When to Use a Money Order

I grew up watching my mother write out checks to pay our bills, so I understood the concept of a checking account – but I never knew what a money order was. Oddly enough, I remember watching countless TV infomercials peddling gimmicky products that could be paid for “by check or money order.” When I asked someone in college to explain a money order to me, I was told that it was a way for transient people without checking accounts and credit cards to pay their bills. While this is partly true, I learned that there are a variety of occasions when it is not only appropriate but also prudent to use a money order in place of cash or a check.

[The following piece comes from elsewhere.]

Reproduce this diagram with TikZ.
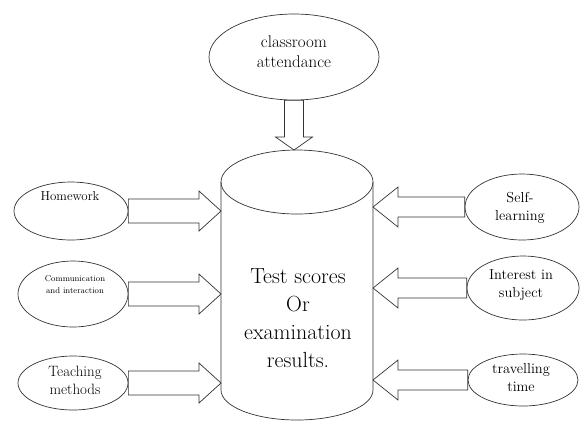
\documentclass[tikz,border=0pt]{standalone}
\usetikzlibrary{shapes.geometric,calc}
\newcommand\leftblock[2]{%
  \draw[barrow] ($(#1.east)+(0,-12)$) -- ($(#1.east -| #2)+(-22,-12)$) -- ($(#1.east -| #2)+(-22,-20)$)
    -- (#1.east -| #2) -- ($(#1.east -| #2)+(-22,20)$) -- ($(#1.east -| #2)+(-22,12)$) -- ($(#1.east)+(0,12)$) -- cycle;}
\newcommand\rightblock[2]{%
  \draw[barrow] ($(#1.west)+(0,-10)$) -- ($(#1.west -| #2)+(25,-10)$) -- ($(#1.west -| #2)+(25,-20)$)
    -- (#1.west -| #2) -- ($(#1.west -| #2)+(25,20)$) -- ($(#1.west -| #2)+(25,10)$) -- ($(#1.west)+(0,10)$) -- cycle;}
\begin{document}
\begin{tikzpicture}[x=1bp,y=-1bp,line width=0.7bp,
  oval/.style={draw=black!80, ellipse, inner sep=0pt},
  lbl/.style={align=center, font=\fontsize{14.5}{18}\selectfont, inner sep=0pt, text=black},
  barrow/.style={draw=black!80, fill=white, line join=miter}]
\useasboundingbox (0,0) rectangle (581,420);
% ellipses
\node[oval, minimum width=170bp, minimum height=86bp] (ca) at (294,57) {};
\node[oval, minimum width=114bp, minimum height=58bp] (hw) at (71,211) {};
\node[oval, minimum width=110bp, minimum height=66bp] (ci) at (73,294) {};
\node[oval, minimum width=110bp, minimum height=54bp] (tm) at (73,383) {};
\node[oval, minimum width=114bp, minimum height=66bp] (sl) at (522,207) {};
\node[oval, minimum width=112bp, minimum height=64bp] (is) at (523,288) {};
\node[oval, minimum width=110bp, minimum height=52bp] (tt) at (523,380) {};
% cylinder
\coordinate (ctop) at (297,182);
\coordinate (ctp) at (297,150);
\coordinate (cl) at (221,182);
\coordinate (cr) at (373,182);
\draw[draw=black!80] (ctop) ellipse [x radius=76, y radius=32];
\draw[draw=black!80] (cl) -- (221,390) arc[start angle=180, end angle=0, x radius=76, y radius=30] -- (cr);
% down arrow
\draw[barrow] ($(ca.south)+(-9.5,0)$) -- ($(ca.south |- ctp)+(-9.5,-13)$) -- ($(ca.south |- ctp)+(-18.5,-13)$)
  -- (ca.south |- ctp) -- ($(ca.south |- ctp)+(18.5,-13)$) -- ($(ca.south |- ctp)+(9.5,-13)$) -- ($(ca.south)+(9.5,0)$) -- cycle;
% side arrows
\leftblock{hw}{cl}
\leftblock{ci}{cl}
\leftblock{tm}{cl}
\rightblock{sl}{cr}
\rightblock{is}{cr}
\rightblock{tt}{cr}
% texts
\node[lbl, font=\fontsize{17}{20}\selectfont] (cat) at (294,52) {classroom\\attendance};
\node[lbl, font=\fontsize{13}{16}\selectfont] (hwt) at (70,196) {Homework};
\node[lbl, font=\fontsize{8.5}{12}\selectfont] (cit) at (75,285) {Communication\\and interaction};
\node[lbl, font=\fontsize{15}{18}\selectfont] (tmt) at (75,380) {Teaching\\methods};
\node[lbl] (slt) at (520,208) {Self-\\learning};
\node[lbl] (ist) at (521,285) {Interest in\\subject};
\node[lbl] (ttt) at (521,378) {travelling\\time};
\node[lbl, font=\fontsize{22}{28}\selectfont] (res) at (298,318) {Test scores\\Or\\examination\\results.};
\end{tikzpicture}
\end{document}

First, for those unfamiliar with money orders, here is a brief summary of the concept:

A money order is a special kind of prepaid check that was originally designed so that people could send funds safely through the mail. Sold by post offices, grocery stores, Western Union, and even some banks, money orders are a bit like cashier’s checks or certified checks, though they usually have caps around $1000. They are purchased by someone who pays cash up front (or uses a debit card) and are thus not in danger bouncing the same way a personal check could. The exact amount for which the money order is redeemable is printed on both the order itself and on the receipt kept by the purchaser, who then fills in the payee’s name and address. Typically, money orders cost between 50 cents and a dollar – plus the amount of the money order itself. Postal money orders, sold by USPS at post offices, are considered the safest and hardest to counterfeit.

So, you’re still wondering when to use a money order? Although they seem like more trouble than they’re worth, consider these situations:

When to use a money order: Situation #1
You keep a tight checkbook and don’t always trust yourself. If you sometimes cut it close and dip that checking account balance to near zero, you run the risk of bouncing an important check (maybe rent, a court-appointed payment, or something else you can’t pay online). Because bounced checks come with exorbitant fees, it may be worth buying a money order just to be sure there’s no problem.

When to use a money order: Situation #2
You want to pay someone internationally by mail – perhaps a relative in another country? Since your personal check won’t do much good outside the US, you may need an international money order, available from many banks. You can specify how much you need in the receiver’s currency and then pay with American dollars.

When to use a money order: Situation #3
You are mailing money to someone who needs it as soon as it arrives. If you were to write a personal check, the person who cashes it could experience a hold on the funds – sometimes five business days if you are not in the same city or state. Short of wiring money through Western Union or paying a bank a sixable fee to do a wire transfer, a postal money order may be a good choice, as it can be redeemed for cash at a post office without delay.

When to use a money order: Situation #4
You are paying someone who seems to hold onto checks for a long time without cashing them. If you like to reconcile your checkbook with your bank statement but find yourself annoyed by that person who cashes your check 3 or 4 weeks after they receive it, consider using a money order instead.

When to use a money order: Situation #5
You are in the process of switching banks. Perhaps you have not received your new checks yet (which often takes a week or two), but you don’t want to keep writing checks on your old bank account either, or else you’ll never be able to close the account. A money order allows you to use the funds in the account you want to close without waiting for someone to receive and cash a check.

When to use a money order: Situation #6
You are selling an item of value to someone you don’t know well, and you want a safe transaction. For example, a friend of mine sold a computer for $500 to someone he met on his local Craigslist. When they met in person to exchange the item, the buyer paid him with a money order. Why? Because $500 was more than the buyer could take out from an ATM, neither of them wanted to carry that much cash around anyway, and my friend didn’t want to accept a check from someone he hardly knew. They walked to the post office together, and the guy used his debit card to buy a money order. (I suppose they could have used Paypal, but I guess they didn’t think of it).

It’s true that the vast majority of transactions can be handled through online payments from your bank account, handwritten personal checks, cash, Paypal, and credit cards. But every now and then, a money order still comes in handy!